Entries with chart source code
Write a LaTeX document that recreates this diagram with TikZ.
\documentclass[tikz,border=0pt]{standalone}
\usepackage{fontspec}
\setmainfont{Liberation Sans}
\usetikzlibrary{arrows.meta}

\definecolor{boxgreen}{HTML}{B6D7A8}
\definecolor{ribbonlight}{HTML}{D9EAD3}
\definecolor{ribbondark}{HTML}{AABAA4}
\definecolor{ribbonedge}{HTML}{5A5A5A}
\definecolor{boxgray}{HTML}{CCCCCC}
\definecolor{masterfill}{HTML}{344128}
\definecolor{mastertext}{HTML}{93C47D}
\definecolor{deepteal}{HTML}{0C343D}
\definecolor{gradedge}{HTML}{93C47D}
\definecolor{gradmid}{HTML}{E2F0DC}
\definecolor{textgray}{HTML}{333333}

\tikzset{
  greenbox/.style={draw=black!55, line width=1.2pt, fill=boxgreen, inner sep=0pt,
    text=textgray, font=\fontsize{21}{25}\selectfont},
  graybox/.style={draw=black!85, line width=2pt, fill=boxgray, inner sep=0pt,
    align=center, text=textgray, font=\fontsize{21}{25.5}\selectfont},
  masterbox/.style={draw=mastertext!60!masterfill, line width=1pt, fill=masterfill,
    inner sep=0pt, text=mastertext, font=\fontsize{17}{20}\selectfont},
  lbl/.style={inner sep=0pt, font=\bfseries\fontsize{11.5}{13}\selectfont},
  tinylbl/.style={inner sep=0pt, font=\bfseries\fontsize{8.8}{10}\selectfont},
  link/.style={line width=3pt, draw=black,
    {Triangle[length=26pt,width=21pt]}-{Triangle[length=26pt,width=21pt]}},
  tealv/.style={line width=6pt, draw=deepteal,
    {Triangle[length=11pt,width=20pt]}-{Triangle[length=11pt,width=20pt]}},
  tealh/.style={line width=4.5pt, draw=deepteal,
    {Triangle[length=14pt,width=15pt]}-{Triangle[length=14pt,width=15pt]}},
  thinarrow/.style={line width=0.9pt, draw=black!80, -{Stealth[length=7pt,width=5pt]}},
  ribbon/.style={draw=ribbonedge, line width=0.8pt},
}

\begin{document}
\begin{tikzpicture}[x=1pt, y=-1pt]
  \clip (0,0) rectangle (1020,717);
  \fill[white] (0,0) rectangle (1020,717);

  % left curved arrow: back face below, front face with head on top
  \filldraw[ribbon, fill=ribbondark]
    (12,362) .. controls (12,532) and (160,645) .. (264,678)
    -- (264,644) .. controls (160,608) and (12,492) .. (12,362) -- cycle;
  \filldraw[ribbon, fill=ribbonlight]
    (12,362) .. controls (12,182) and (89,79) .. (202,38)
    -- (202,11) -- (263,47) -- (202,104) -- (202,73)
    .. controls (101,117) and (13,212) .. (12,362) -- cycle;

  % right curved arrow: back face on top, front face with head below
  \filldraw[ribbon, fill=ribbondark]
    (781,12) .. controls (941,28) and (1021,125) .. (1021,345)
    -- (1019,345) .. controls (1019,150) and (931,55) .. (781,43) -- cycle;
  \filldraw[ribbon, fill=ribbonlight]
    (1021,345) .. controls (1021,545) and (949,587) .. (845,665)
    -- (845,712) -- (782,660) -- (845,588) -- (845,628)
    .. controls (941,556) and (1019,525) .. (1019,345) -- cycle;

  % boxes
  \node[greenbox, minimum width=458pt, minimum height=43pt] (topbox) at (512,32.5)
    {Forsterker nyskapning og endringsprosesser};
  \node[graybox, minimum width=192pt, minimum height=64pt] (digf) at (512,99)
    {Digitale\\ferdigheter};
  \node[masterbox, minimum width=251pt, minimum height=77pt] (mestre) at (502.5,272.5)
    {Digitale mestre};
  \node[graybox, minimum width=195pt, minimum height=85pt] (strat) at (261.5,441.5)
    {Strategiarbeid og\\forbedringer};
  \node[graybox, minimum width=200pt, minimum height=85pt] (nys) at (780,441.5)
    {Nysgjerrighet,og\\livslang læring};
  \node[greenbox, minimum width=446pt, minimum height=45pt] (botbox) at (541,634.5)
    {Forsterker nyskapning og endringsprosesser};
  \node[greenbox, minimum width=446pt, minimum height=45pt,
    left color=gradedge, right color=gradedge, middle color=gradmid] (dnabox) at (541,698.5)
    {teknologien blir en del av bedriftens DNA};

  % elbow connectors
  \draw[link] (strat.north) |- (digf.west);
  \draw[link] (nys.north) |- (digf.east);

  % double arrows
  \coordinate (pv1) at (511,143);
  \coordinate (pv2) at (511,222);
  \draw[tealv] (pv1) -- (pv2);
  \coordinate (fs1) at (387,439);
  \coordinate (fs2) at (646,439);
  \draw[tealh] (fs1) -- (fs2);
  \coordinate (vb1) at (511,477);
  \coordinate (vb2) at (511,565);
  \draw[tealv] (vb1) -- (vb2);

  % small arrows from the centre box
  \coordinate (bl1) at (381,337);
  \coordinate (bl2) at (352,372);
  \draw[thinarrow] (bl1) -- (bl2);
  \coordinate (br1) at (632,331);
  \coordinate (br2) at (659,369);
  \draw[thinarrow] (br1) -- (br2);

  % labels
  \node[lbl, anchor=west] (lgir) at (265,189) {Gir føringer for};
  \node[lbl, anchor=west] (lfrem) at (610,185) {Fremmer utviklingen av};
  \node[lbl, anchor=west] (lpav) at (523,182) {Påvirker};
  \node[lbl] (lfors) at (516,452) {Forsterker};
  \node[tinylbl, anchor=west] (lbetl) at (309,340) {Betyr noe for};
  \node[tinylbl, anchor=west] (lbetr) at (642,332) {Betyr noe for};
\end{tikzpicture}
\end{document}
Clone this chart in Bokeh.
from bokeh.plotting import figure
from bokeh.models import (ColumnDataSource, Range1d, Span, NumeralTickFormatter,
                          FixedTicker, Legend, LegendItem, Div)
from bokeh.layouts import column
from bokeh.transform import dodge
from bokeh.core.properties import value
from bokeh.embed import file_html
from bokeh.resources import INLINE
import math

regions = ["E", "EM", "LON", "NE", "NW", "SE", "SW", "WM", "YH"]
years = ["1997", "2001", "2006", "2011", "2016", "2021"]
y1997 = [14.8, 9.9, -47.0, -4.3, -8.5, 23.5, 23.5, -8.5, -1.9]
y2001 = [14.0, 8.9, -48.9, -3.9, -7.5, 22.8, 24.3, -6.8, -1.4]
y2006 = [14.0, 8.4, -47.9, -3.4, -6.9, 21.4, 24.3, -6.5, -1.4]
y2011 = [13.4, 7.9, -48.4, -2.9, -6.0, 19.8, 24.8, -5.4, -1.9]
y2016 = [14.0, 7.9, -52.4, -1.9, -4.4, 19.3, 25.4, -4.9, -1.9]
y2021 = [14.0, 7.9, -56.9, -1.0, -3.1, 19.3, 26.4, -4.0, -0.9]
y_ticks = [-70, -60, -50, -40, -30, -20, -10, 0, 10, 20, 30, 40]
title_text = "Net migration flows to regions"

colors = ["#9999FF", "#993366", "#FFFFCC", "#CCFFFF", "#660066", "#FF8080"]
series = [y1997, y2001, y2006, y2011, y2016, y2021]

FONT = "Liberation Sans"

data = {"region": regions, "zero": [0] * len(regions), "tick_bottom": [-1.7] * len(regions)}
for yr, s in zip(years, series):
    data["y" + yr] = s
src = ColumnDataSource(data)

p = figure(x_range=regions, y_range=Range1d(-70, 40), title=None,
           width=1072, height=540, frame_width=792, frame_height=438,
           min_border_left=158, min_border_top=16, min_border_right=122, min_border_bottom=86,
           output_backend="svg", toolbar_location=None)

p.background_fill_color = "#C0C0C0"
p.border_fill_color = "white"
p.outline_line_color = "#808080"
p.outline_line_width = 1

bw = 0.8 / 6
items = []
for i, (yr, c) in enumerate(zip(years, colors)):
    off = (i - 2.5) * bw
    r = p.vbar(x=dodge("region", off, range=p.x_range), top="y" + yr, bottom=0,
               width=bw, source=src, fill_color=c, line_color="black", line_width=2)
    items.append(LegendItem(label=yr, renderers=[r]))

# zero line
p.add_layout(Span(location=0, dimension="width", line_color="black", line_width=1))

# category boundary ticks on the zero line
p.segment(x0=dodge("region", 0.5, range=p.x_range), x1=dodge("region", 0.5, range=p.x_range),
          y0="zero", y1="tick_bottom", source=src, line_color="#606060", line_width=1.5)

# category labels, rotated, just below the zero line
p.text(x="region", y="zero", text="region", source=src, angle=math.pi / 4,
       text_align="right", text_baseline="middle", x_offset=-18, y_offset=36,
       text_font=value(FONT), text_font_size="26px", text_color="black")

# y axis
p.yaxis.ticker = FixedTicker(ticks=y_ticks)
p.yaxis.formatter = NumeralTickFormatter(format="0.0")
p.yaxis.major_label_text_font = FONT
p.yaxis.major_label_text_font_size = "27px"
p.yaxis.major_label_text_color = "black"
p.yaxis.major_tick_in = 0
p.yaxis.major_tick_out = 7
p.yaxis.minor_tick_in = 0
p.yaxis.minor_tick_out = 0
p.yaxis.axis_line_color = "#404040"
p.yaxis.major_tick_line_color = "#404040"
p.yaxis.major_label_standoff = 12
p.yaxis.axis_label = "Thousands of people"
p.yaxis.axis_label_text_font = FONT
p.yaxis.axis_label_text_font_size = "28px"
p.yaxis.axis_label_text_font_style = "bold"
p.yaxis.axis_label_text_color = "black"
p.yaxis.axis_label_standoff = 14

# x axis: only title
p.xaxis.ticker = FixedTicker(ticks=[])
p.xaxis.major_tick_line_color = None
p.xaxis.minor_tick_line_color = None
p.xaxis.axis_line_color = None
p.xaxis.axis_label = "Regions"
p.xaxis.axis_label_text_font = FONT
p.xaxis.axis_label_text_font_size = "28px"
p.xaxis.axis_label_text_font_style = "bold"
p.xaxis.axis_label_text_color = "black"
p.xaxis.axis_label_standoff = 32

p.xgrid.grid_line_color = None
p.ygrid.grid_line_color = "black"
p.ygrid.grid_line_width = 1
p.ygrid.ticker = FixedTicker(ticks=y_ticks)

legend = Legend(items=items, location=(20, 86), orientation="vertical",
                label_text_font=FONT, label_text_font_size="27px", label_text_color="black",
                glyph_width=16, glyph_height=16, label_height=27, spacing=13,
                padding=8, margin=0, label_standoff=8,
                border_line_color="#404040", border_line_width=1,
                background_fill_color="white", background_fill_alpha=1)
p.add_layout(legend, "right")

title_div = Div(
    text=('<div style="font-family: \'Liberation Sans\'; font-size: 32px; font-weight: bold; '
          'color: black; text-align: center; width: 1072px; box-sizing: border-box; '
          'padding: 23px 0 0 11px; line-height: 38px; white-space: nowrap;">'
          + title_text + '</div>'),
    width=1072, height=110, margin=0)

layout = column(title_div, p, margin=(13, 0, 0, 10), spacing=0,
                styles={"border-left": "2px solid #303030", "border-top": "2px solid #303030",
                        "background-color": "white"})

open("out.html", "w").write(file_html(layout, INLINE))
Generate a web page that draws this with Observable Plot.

» **GIVEN REQUEST**: Retype, exactly and in full, the lines above from the one containing "Clone this chart in Bokeh." through the one containing "src = ColumnDataSource(data)".

» **EXPECTED ANSWER**:
Clone this chart in Bokeh.
from bokeh.plotting import figure
from bokeh.models import (ColumnDataSource, Range1d, Span, NumeralTickFormatter,
                          FixedTicker, Legend, LegendItem, Div)
from bokeh.layouts import column
from bokeh.transform import dodge
from bokeh.core.properties import value
from bokeh.embed import file_html
from bokeh.resources import INLINE
import math

regions = ["E", "EM", "LON", "NE", "NW", "SE", "SW", "WM", "YH"]
years = ["1997", "2001", "2006", "2011", "2016", "2021"]
y1997 = [14.8, 9.9, -47.0, -4.3, -8.5, 23.5, 23.5, -8.5, -1.9]
y2001 = [14.0, 8.9, -48.9, -3.9, -7.5, 22.8, 24.3, -6.8, -1.4]
y2006 = [14.0, 8.4, -47.9, -3.4, -6.9, 21.4, 24.3, -6.5, -1.4]
y2011 = [13.4, 7.9, -48.4, -2.9, -6.0, 19.8, 24.8, -5.4, -1.9]
y2016 = [14.0, 7.9, -52.4, -1.9, -4.4, 19.3, 25.4, -4.9, -1.9]
y2021 = [14.0, 7.9, -56.9, -1.0, -3.1, 19.3, 26.4, -4.0, -0.9]
y_ticks = [-70, -60, -50, -40, -30, -20, -10, 0, 10, 20, 30, 40]
title_text = "Net migration flows to regions"

colors = ["#9999FF", "#993366", "#FFFFCC", "#CCFFFF", "#660066", "#FF8080"]
series = [y1997, y2001, y2006, y2011, y2016, y2021]

FONT = "Liberation Sans"

data = {"region": regions, "zero": [0] * len(regions), "tick_bottom": [-1.7] * len(regions)}
for yr, s in zip(years, series):
    data["y" + yr] = s
src = ColumnDataSource(data)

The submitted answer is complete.